* _What to produce_: Begin with the line that contains "What TikZ code", end with the line that contains "(debate-t) at (845.5,96)", and extract exactly that stretch of lines.

↓

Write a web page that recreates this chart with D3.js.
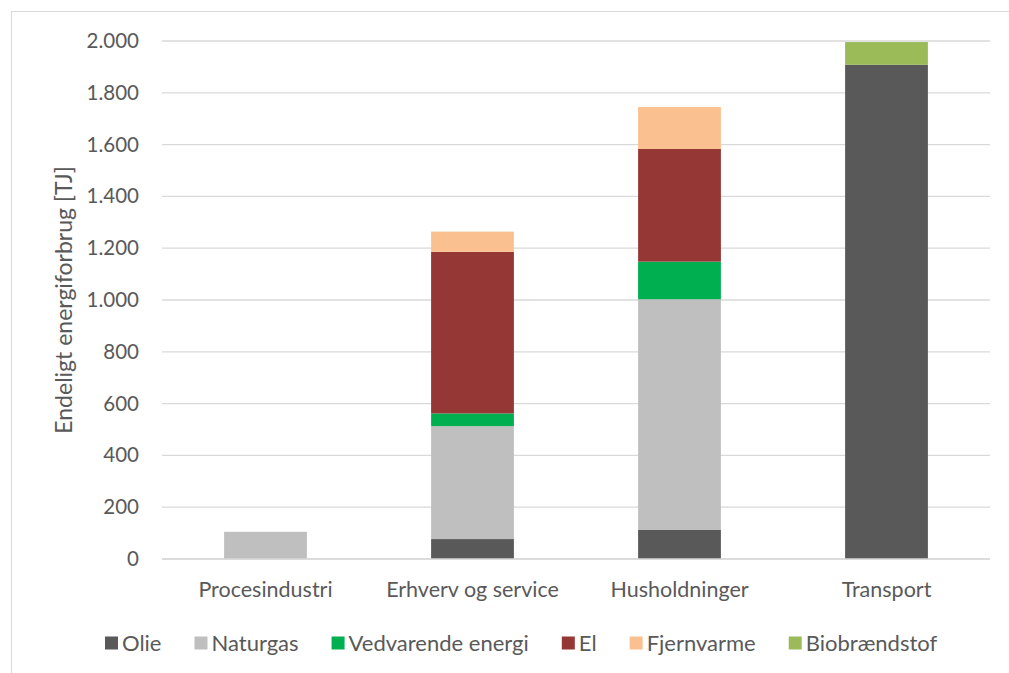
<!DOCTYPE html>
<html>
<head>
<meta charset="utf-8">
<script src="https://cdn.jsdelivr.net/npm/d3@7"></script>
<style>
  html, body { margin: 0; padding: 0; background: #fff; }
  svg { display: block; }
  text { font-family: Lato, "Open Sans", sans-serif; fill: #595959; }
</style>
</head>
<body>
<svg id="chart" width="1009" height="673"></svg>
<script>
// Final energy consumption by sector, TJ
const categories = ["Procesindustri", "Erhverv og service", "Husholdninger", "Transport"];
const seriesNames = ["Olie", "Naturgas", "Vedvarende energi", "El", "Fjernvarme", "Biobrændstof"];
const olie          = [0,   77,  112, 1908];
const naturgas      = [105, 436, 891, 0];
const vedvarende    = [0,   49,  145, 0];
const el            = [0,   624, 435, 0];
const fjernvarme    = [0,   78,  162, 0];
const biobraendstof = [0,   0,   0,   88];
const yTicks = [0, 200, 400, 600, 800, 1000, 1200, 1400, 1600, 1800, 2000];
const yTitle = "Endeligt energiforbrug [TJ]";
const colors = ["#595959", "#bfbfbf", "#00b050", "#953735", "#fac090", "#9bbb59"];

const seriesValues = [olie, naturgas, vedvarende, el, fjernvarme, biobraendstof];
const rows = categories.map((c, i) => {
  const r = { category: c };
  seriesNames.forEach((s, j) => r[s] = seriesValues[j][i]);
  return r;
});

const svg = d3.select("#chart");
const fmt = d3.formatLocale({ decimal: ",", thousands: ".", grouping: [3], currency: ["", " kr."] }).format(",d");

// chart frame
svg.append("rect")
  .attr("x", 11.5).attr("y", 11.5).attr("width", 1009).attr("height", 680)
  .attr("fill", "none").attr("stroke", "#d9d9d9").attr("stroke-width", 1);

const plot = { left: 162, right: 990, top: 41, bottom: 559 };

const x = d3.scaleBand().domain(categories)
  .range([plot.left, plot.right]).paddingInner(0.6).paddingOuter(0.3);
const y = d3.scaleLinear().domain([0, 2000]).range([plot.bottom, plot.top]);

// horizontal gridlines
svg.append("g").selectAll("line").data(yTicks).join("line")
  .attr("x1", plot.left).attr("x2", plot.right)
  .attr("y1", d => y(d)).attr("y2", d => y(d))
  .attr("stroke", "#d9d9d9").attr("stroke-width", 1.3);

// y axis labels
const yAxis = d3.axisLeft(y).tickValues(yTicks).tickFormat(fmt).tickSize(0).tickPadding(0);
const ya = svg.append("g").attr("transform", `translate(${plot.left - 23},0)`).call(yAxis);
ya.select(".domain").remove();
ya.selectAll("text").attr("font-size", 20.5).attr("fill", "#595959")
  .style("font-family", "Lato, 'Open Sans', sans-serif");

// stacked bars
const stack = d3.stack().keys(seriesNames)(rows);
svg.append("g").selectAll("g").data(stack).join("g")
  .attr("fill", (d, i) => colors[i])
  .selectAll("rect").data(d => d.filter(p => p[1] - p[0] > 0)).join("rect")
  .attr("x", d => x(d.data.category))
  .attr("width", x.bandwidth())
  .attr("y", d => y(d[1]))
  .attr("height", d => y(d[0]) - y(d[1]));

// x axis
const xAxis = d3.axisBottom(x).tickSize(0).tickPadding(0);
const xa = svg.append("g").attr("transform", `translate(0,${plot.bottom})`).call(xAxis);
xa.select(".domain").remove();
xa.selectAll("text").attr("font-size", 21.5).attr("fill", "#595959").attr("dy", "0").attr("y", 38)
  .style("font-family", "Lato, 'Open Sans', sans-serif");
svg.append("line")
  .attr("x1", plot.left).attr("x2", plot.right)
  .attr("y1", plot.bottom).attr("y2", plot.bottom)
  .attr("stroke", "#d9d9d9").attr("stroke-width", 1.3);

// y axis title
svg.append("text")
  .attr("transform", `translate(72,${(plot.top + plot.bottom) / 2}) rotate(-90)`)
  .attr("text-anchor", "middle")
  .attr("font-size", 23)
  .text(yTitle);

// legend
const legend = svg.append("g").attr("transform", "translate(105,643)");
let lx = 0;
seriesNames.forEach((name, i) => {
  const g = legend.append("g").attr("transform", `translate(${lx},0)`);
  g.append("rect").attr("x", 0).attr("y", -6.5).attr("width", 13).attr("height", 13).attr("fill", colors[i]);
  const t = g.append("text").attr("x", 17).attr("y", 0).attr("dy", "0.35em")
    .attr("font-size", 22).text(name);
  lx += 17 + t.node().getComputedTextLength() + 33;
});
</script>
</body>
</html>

↑
↓

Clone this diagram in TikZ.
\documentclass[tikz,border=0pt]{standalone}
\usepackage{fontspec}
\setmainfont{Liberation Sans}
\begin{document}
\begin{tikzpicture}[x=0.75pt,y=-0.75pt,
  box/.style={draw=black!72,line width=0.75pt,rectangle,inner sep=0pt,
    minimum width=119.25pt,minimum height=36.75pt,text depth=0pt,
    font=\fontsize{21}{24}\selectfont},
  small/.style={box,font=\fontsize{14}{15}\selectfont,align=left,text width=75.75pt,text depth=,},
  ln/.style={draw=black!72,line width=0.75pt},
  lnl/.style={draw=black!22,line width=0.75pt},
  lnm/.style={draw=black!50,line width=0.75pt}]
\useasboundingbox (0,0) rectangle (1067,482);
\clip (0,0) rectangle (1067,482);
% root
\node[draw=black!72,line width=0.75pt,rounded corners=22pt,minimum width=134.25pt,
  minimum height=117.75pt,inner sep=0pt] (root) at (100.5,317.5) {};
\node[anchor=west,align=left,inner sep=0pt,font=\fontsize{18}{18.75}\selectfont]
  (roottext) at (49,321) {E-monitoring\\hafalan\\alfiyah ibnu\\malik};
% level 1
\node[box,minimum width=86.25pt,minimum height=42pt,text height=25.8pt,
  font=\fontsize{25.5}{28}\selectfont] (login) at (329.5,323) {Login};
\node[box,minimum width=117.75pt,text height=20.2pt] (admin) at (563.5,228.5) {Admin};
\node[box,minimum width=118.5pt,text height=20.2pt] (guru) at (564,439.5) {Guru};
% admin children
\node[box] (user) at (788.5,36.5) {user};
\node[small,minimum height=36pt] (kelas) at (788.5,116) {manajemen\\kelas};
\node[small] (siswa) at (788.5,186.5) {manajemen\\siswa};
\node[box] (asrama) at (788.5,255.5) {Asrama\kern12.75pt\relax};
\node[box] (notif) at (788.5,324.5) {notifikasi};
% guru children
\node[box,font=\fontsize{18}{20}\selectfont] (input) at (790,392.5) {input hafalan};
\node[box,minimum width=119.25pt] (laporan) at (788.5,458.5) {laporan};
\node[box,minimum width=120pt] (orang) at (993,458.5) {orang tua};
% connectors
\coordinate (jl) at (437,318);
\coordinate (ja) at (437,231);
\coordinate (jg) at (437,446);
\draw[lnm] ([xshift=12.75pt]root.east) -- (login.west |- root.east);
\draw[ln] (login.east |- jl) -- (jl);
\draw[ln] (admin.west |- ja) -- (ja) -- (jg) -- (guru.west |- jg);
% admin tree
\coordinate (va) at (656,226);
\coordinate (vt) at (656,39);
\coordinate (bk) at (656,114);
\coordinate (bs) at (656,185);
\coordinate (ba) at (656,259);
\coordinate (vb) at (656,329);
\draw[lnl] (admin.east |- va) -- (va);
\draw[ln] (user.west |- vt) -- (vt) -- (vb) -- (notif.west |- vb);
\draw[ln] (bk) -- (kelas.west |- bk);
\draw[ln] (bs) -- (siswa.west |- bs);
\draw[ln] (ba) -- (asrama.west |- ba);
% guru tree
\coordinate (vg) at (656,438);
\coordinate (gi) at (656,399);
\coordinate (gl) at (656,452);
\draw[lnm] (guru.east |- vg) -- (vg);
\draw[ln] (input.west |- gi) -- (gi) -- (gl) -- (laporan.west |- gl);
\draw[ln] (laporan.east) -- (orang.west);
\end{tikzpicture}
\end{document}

↑
↓

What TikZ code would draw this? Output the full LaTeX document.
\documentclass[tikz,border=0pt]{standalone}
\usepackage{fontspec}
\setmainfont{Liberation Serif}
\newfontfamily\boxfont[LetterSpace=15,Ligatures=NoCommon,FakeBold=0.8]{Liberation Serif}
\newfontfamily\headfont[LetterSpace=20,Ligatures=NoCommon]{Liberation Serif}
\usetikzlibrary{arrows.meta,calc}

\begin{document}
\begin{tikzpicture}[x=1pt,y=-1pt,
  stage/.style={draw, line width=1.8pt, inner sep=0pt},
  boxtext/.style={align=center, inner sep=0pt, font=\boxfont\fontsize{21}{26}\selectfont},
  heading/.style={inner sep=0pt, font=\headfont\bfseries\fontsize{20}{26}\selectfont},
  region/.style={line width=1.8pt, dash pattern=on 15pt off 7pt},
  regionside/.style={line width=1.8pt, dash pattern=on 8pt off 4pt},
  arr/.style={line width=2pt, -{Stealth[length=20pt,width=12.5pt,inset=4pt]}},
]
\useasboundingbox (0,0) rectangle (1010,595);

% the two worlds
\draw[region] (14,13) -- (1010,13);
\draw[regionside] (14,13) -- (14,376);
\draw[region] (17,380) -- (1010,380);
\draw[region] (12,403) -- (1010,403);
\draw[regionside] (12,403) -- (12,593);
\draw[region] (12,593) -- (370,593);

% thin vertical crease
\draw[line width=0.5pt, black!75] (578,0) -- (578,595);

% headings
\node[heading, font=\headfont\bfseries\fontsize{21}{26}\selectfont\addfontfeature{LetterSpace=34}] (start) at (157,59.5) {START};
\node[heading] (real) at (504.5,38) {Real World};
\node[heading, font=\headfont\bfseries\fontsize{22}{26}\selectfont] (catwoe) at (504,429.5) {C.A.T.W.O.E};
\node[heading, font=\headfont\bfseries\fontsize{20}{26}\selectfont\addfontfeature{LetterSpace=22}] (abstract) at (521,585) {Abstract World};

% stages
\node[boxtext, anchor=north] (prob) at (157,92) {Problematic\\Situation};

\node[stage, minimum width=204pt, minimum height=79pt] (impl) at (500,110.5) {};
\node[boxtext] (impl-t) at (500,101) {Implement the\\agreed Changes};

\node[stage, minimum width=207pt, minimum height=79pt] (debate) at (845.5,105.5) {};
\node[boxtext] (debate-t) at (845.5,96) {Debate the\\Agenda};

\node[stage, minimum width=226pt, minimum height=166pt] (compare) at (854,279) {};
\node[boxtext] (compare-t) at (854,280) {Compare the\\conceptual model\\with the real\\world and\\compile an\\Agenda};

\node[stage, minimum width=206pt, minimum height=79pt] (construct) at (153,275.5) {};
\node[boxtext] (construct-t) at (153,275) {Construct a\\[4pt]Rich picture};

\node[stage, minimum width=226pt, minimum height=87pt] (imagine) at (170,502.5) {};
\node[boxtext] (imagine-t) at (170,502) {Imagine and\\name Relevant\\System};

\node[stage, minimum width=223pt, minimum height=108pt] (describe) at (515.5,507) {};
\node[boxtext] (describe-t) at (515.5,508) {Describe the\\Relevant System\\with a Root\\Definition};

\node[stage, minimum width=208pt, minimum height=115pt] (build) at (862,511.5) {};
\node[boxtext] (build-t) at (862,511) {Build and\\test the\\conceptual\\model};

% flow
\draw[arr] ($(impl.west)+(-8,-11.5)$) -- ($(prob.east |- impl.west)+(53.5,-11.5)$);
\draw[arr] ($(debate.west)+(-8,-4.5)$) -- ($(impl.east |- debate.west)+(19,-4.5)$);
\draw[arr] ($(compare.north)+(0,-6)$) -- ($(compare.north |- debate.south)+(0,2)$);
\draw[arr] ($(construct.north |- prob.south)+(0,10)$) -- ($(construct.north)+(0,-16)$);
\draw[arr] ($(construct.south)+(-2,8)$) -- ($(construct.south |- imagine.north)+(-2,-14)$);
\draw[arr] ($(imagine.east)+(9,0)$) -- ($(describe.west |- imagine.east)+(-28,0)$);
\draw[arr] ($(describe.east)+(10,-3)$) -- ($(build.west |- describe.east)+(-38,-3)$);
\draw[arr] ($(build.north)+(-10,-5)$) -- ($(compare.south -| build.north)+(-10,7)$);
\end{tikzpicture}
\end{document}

↑

* _Result of the task_:
What TikZ code would draw this? Output the full LaTeX document.
\documentclass[tikz,border=0pt]{standalone}
\usepackage{fontspec}
\setmainfont{Liberation Serif}
\newfontfamily\boxfont[LetterSpace=15,Ligatures=NoCommon,FakeBold=0.8]{Liberation Serif}
\newfontfamily\headfont[LetterSpace=20,Ligatures=NoCommon]{Liberation Serif}
\usetikzlibrary{arrows.meta,calc}

\begin{document}
\begin{tikzpicture}[x=1pt,y=-1pt,
  stage/.style={draw, line width=1.8pt, inner sep=0pt},
  boxtext/.style={align=center, inner sep=0pt, font=\boxfont\fontsize{21}{26}\selectfont},
  heading/.style={inner sep=0pt, font=\headfont\bfseries\fontsize{20}{26}\selectfont},
  region/.style={line width=1.8pt, dash pattern=on 15pt off 7pt},
  regionside/.style={line width=1.8pt, dash pattern=on 8pt off 4pt},
  arr/.style={line width=2pt, -{Stealth[length=20pt,width=12.5pt,inset=4pt]}},
]
\useasboundingbox (0,0) rectangle (1010,595);

% the two worlds
\draw[region] (14,13) -- (1010,13);
\draw[regionside] (14,13) -- (14,376);
\draw[region] (17,380) -- (1010,380);
\draw[region] (12,403) -- (1010,403);
\draw[regionside] (12,403) -- (12,593);
\draw[region] (12,593) -- (370,593);

% thin vertical crease
\draw[line width=0.5pt, black!75] (578,0) -- (578,595);

% headings
\node[heading, font=\headfont\bfseries\fontsize{21}{26}\selectfont\addfontfeature{LetterSpace=34}] (start) at (157,59.5) {START};
\node[heading] (real) at (504.5,38) {Real World};
\node[heading, font=\headfont\bfseries\fontsize{22}{26}\selectfont] (catwoe) at (504,429.5) {C.A.T.W.O.E};
\node[heading, font=\headfont\bfseries\fontsize{20}{26}\selectfont\addfontfeature{LetterSpace=22}] (abstract) at (521,585) {Abstract World};

% stages
\node[boxtext, anchor=north] (prob) at (157,92) {Problematic\\Situation};

\node[stage, minimum width=204pt, minimum height=79pt] (impl) at (500,110.5) {};
\node[boxtext] (impl-t) at (500,101) {Implement the\\agreed Changes};

\node[stage, minimum width=207pt, minimum height=79pt] (debate) at (845.5,105.5) {};
\node[boxtext] (debate-t) at (845.5,96) {Debate the\\Agenda};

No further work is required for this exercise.